We ended up this year with 245 gallons of wine being made in our garage, spread across 7 varietals and 11 different batches. Much of that wine - 210 or so gallons is group wine but I’m still going to end up with a lot of wine!

One of those wines, not so affectionately known as The Problem Child, has been a battle from day three in Mid September when the Brix went up to 31. It has been stuck at least four times…. a long story, worthy of its own thread, but let’s just say it is now fermenting in our laundry room as the garage was too cold at night. Fortunately, it’s now down to an average of 0.3 Brix spread across six kegs, having dropped from 3.5 January 1. I’m completely over it and can’t wait for it to get moved over to another group member‘s wine cellar where it will be put into a barrel. The funny part is that it actually tastes pretty good despite all the twists and turns.

So, 2024…

Assuming all goes well in the vineyard, with this being our third leaf, I’m hoping to primarily focus on making wines from there. I have a good friend with a Grenache vineyard which ripens earlier than my Grenache so we will probably collaborate on making those two wines together.

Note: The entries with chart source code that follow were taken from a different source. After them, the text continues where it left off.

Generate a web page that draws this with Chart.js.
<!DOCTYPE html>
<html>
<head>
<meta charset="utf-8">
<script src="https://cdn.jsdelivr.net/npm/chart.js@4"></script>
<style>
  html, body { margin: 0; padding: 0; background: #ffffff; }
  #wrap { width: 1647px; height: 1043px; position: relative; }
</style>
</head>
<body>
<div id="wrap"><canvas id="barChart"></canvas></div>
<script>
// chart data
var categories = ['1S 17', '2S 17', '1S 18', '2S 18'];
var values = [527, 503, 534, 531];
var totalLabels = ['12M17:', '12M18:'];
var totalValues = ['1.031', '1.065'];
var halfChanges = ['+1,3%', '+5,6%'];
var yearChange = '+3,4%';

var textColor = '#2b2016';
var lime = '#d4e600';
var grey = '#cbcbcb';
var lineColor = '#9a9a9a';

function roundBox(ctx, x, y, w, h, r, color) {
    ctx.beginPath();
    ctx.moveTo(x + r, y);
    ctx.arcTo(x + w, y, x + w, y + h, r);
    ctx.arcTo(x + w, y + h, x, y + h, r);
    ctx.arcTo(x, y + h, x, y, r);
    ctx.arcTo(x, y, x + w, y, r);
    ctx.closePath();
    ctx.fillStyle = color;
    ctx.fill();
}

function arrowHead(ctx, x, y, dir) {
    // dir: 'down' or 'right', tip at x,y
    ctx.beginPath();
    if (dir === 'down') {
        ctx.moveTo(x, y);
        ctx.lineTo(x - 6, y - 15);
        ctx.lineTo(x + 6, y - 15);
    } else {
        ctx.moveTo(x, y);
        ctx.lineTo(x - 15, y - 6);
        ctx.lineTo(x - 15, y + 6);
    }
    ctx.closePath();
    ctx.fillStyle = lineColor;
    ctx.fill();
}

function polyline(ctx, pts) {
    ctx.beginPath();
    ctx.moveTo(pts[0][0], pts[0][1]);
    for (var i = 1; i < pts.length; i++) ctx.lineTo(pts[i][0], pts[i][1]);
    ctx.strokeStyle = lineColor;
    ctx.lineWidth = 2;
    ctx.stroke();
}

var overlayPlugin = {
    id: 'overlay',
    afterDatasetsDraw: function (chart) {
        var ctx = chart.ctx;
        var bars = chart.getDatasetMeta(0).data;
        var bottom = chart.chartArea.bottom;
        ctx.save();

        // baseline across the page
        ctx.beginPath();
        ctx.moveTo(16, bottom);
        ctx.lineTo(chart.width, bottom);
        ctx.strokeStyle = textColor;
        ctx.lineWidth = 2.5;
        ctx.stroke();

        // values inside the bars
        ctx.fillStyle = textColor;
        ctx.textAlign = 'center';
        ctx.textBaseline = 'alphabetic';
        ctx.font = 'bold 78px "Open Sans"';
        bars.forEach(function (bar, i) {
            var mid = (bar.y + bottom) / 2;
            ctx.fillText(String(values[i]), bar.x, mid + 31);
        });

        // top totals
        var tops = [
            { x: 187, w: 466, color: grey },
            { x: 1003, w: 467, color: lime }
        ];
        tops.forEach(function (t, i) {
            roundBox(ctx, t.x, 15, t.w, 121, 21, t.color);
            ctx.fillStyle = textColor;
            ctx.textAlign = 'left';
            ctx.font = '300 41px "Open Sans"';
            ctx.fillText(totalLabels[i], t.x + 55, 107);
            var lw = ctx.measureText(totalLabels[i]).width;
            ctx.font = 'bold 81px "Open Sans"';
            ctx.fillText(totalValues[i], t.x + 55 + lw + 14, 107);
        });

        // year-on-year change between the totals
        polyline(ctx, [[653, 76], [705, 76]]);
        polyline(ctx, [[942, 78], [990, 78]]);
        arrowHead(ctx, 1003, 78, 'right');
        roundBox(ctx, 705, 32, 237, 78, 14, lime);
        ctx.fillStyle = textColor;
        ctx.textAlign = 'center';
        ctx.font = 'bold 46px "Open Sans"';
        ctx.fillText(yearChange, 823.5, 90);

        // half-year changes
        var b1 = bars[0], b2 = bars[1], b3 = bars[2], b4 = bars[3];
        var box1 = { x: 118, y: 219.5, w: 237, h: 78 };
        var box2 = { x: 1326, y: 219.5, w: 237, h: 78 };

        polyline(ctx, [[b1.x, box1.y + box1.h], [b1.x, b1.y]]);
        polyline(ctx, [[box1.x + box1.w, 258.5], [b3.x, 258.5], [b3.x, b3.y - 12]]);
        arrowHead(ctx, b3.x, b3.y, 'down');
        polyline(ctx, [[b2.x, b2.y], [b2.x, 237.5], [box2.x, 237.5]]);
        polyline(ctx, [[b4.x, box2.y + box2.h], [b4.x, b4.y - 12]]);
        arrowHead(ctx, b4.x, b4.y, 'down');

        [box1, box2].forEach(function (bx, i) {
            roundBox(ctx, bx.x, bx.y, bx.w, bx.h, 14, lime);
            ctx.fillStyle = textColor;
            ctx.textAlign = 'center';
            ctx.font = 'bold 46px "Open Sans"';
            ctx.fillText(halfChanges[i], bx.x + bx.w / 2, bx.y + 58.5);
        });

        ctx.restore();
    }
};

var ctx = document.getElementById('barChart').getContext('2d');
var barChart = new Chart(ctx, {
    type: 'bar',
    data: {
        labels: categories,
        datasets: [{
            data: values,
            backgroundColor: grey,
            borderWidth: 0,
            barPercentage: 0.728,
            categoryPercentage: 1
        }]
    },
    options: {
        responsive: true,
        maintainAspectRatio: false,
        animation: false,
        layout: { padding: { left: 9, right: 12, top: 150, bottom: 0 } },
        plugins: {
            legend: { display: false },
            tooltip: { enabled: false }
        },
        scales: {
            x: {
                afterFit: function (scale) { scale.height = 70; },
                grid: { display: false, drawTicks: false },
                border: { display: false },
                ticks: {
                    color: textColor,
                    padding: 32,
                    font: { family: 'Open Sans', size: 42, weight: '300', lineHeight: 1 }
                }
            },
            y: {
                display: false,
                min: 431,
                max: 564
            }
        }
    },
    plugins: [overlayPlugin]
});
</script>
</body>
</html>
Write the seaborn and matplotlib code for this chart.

I will also make probably two other collaborative group wines - hopefully a Petite Syrah and something with these people I’ve collaborated with this year depending on level of interest and availability of interesting grapes.
 
2024 is the year to learn about wild fermentations.

Most of 2022’s harvest, the first big apple harvest has been dealt with but everything with apple in it had the pH creep up close to 4. The 2023 is following a similar pH trend with lots of creep and a big oh sh #%*$@#%=£.

Meanwhile I am putting the red flesh apple grafting wood order together. Rootstock survived the dry ‘23 spring but all the ‘23 grafts failed. Is this a sickness where the fever hasn’t broken yet?
 
My plans for this year include a focus on low ABV "cooler" type fruit wines. Which is to say, to make country wines without chaptalization (the addition of sugars), not because I don't like 12-14% ABV country or grape wines but because I really want to see what I can do with cider-type wines made from a variety of berries and stone and other fruits.